> [DATA BLOCK]:
----

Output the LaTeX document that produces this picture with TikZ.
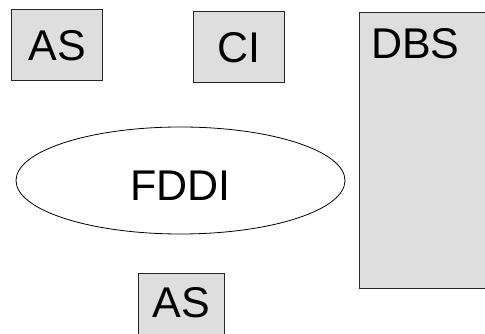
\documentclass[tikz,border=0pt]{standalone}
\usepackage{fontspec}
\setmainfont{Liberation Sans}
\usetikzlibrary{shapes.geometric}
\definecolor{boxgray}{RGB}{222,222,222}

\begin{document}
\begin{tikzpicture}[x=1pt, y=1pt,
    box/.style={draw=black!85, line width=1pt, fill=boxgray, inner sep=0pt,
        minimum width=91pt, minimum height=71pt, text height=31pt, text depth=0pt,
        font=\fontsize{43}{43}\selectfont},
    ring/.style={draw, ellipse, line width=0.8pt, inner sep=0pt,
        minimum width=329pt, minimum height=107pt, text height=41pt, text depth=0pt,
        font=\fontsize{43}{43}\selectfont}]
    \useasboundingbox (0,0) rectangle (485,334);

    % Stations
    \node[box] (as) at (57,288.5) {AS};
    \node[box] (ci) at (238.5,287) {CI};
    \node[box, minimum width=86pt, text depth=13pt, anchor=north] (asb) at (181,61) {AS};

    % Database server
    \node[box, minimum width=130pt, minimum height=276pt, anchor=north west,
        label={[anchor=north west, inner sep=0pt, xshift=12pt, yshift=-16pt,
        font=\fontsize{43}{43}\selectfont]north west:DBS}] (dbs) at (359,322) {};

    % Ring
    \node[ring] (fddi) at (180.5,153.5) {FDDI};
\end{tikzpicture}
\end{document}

----

Images in the data above are to be skipped. Retype all other material exactly.

Output the LaTeX document that produces this picture with TikZ.
\documentclass[tikz,border=0pt]{standalone}
\usepackage{fontspec}
\setmainfont{Liberation Sans}
\usetikzlibrary{shapes.geometric}
\definecolor{boxgray}{RGB}{222,222,222}

\begin{document}
\begin{tikzpicture}[x=1pt, y=1pt,
    box/.style={draw=black!85, line width=1pt, fill=boxgray, inner sep=0pt,
        minimum width=91pt, minimum height=71pt, text height=31pt, text depth=0pt,
        font=\fontsize{43}{43}\selectfont},
    ring/.style={draw, ellipse, line width=0.8pt, inner sep=0pt,
        minimum width=329pt, minimum height=107pt, text height=41pt, text depth=0pt,
        font=\fontsize{43}{43}\selectfont}]
    \useasboundingbox (0,0) rectangle (485,334);

    % Stations
    \node[box] (as) at (57,288.5) {AS};
    \node[box] (ci) at (238.5,287) {CI};
    \node[box, minimum width=86pt, text depth=13pt, anchor=north] (asb) at (181,61) {AS};

    % Database server
    \node[box, minimum width=130pt, minimum height=276pt, anchor=north west,
        label={[anchor=north west, inner sep=0pt, xshift=12pt, yshift=-16pt,
        font=\fontsize{43}{43}\selectfont]north west:DBS}] (dbs) at (359,322) {};

    % Ring
    \node[ring] (fddi) at (180.5,153.5) {FDDI};
\end{tikzpicture}
\end{document}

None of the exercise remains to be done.